Studio’s continued impressive sales performance in H120, despite the resumption of competitor trading on the high street, leads management to expect PBT from continuing operations (excluding Education) for FY21 will be ahead of its own internal expectations (there is no external management guidance). The company has a strong comparator for the upcoming key trading period to December, therefore the growth rate is likely to moderate. Its long-term targets of three million customers (versus current 2.1 million) and revenue of £1bn (versus FY20 revenue of £434.9m) as the shift to online retail continues suggests an attractive medium-term growth profile.

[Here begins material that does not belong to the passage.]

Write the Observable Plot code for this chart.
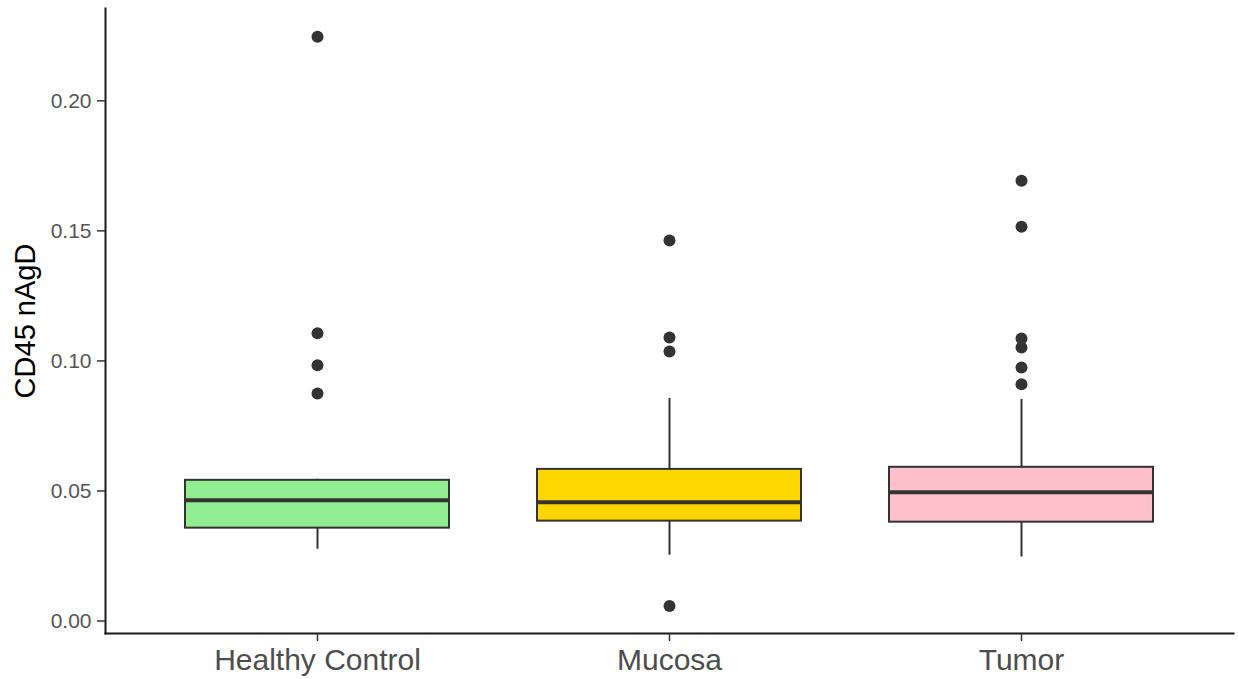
<!DOCTYPE html>
<html>
<head>
<meta charset="utf-8">
<script src="https://cdn.jsdelivr.net/npm/d3@7"></script>
<script src="https://cdn.jsdelivr.net/npm/@observablehq/plot@0.6"></script>
<style>
  html, body { margin: 0; padding: 0; background: #fff; }
</style>
</head>
<body>
<div id="chart"></div>
<script>
// Categories and box-plot summaries
const groups   = ["Healthy Control", "Mucosa", "Tumor"];
const fills    = ["#90EE90", "#FFD700", "#FFC0CB"];
const whiskerLo = [0.0276, 0.0253, 0.0246];
const q1        = [0.0357, 0.0384, 0.0380];
const median    = [0.0464, 0.0457, 0.0495];
const q3        = [0.0541, 0.0583, 0.0591];
const whiskerHi = [0.0545, 0.0856, 0.0852];
// Outliers per group
const outHealthy = [0.2246, 0.1106, 0.0983, 0.0875];
const outMucosa  = [0.1463, 0.1090, 0.1036, 0.0058];
const outTumor   = [0.1693, 0.1516, 0.1086, 0.1052, 0.0975, 0.0910];
const yTicks = [0.00, 0.05, 0.10, 0.15, 0.20];
const yLabel = "CD45 nAgD";

const stats = groups.map((g, i) => ({
  group: g, lo: whiskerLo[i], q1: q1[i], median: median[i], q3: q3[i], hi: whiskerHi[i]
}));
const outliers = [
  ...outHealthy.map(v => ({group: groups[0], value: v})),
  ...outMucosa.map(v => ({group: groups[1], value: v})),
  ...outTumor.map(v => ({group: groups[2], value: v}))
];

const ink = "#333333";
const chart = Plot.plot({
  width: 1238,
  height: 679,
  marginLeft: 105,
  marginRight: 5,
  marginTop: 8,
  marginBottom: 46,
  style: { fontFamily: "'Liberation Sans', Arial, sans-serif", background: "#fff" },
  x: { domain: groups, paddingInner: 0.25, paddingOuter: 0.225 },
  y: { domain: [-0.0048, 0.2355] },
  color: { domain: groups, range: fills },
  marks: [
    Plot.frame({ anchor: "left", stroke: "#1a1a1a", strokeWidth: 2 }),
    Plot.frame({ anchor: "bottom", stroke: "#1a1a1a", strokeWidth: 2 }),
    Plot.ruleX(stats, { x: "group", y1: "lo", y2: "hi", stroke: ink, strokeWidth: 2 }),
    Plot.barY(stats, { x: "group", y1: "q1", y2: "q3", fill: "group", stroke: ink, strokeWidth: 2 }),
    Plot.tickY(stats, { x: "group", y: "median", stroke: ink, strokeWidth: 4 }),
    Plot.dot(outliers, { x: "group", y: "value", r: 6, fill: ink, stroke: "none" }),
    Plot.axisY({ ticks: yTicks, tickFormat: d3.format(".2f"), tickSize: 8, tickPadding: 6,
                 fontSize: 21, fill: "#555555", stroke: ink, strokeWidth: 1.5, label: null }),
    Plot.axisY({ ticks: [], label: yLabel, labelAnchor: "center", labelArrow: "none",
                 labelOffset: 91, fontSize: 29, fill: "#000" }),
    Plot.axisX({ tickSize: 8, tickPadding: 7, fontSize: 30, fill: "#4d4d4d",
                 stroke: ink, strokeWidth: 1.5, label: null })
  ]
});
document.getElementById("chart").appendChild(chart);
</script>
</body>
</html>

The breakdown of Studio’s Product sales growth of 39% y-o-y for the first 26 weeks of FY21 highlighted a re-acceleration in growth in recent weeks (first 11 weeks 55%, next nine weeks 27% and final six weeks of 30%). The growth continues to be driven by the appealing combination of expansion in active customers (+15% y-o-y to 2.1 million) and spend per customer, which are consistent with the long-term strategy. As the company approaches the key third-quarter trading period, the strong sales performance to date and management of ranges would suggest margin risk is more limited.

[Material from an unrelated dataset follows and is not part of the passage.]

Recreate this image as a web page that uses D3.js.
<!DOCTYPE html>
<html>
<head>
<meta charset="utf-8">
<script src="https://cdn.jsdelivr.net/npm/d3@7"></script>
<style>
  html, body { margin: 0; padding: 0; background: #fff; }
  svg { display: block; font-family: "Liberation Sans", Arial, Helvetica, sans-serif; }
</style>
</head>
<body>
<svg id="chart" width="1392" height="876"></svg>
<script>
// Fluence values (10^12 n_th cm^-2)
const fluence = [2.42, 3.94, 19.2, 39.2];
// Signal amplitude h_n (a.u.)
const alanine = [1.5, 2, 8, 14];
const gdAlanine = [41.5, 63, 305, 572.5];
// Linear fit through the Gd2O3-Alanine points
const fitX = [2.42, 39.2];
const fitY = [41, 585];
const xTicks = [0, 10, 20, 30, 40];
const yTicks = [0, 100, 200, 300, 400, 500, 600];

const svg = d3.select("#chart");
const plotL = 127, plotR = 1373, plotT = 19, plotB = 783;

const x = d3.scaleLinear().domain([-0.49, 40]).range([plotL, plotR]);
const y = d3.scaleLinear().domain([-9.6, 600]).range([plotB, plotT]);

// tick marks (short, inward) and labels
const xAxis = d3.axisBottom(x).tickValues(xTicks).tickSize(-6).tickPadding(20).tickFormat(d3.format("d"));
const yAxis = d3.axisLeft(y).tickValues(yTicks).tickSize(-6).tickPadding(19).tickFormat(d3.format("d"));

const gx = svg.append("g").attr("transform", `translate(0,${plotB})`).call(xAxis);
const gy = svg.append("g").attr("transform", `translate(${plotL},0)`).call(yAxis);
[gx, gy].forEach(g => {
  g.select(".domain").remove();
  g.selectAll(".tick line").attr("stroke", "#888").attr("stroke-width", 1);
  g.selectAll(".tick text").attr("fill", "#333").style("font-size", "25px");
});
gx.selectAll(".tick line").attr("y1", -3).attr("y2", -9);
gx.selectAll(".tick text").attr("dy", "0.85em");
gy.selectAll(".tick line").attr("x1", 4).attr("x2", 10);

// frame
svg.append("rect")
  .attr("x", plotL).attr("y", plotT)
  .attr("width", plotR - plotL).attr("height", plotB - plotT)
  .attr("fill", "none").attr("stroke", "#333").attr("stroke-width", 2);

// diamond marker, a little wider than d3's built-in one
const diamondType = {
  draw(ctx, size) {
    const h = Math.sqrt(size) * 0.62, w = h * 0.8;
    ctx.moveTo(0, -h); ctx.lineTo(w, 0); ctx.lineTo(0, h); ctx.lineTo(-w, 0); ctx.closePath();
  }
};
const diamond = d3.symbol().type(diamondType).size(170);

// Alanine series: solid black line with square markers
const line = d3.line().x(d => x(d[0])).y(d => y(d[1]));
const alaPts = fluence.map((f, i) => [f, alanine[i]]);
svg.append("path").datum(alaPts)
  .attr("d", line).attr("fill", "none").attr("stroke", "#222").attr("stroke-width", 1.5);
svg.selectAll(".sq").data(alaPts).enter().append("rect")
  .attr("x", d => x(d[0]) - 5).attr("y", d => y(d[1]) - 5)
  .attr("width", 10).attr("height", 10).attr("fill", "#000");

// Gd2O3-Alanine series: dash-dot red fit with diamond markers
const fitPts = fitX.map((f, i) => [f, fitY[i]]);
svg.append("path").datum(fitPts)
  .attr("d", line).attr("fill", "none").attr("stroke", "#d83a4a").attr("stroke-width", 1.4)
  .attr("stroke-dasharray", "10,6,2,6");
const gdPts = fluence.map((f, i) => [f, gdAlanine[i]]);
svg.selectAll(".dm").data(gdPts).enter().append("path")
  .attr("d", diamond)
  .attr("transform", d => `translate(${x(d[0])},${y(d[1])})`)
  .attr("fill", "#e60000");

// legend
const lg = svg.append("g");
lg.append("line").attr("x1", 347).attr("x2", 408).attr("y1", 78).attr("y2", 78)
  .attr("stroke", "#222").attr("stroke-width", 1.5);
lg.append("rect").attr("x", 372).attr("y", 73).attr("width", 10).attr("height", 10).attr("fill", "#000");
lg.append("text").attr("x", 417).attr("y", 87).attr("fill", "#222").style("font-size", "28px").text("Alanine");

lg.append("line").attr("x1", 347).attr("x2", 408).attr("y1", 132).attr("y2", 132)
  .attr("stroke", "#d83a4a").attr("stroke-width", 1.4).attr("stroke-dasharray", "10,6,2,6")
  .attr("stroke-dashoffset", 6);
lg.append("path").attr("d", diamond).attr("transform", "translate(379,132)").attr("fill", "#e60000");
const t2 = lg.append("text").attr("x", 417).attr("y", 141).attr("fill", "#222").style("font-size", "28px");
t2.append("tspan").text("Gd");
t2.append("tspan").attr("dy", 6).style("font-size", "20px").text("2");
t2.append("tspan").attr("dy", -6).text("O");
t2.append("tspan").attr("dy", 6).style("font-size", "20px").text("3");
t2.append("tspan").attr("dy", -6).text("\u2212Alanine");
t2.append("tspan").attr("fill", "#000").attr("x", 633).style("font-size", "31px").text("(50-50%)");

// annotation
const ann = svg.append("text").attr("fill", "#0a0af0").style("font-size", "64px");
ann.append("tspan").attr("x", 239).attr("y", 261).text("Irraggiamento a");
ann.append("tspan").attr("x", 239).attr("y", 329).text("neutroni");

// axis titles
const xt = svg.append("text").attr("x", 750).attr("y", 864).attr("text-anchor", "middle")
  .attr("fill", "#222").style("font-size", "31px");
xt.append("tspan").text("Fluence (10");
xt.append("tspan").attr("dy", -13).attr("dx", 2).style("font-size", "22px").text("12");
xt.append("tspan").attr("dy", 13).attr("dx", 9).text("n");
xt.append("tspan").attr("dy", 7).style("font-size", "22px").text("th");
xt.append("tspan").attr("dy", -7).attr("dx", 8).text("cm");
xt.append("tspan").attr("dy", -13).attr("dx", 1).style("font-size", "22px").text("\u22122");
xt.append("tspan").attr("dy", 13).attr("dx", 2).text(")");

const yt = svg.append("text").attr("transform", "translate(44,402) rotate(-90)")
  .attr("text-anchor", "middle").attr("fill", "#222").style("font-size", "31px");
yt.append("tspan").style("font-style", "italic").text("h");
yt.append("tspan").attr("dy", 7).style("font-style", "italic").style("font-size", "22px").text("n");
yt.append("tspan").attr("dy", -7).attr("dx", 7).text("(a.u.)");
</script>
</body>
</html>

Financial Services revenue growth (+5.5%) continues to lag Product revenue growth due to management’s initiatives, namely, investment in data and technology, to become a more responsible borrower, which have held back the growth in credit customers. The one-off dampening effect is likely to diminish through the remainder of the year. It is somewhat encouraging that the economic shock from COVID-19 has yet to affect collections, but management has already prudently made a provision of £20m for incremental bad debts that may emerge as the macroeconomic environment is likely to deteriorate.
The re-opening of schools has led to more encouraging trading for Education, for which sales have returned to more typical levels. The longstop date for the proposed sale of Education has been extended to the end of October, while the CMA completes its Phase 2 review.
The financial position is unquantified but the strong revenue growth and no deterioration in collections has led to an improved position versus levels that are typical of this time of year.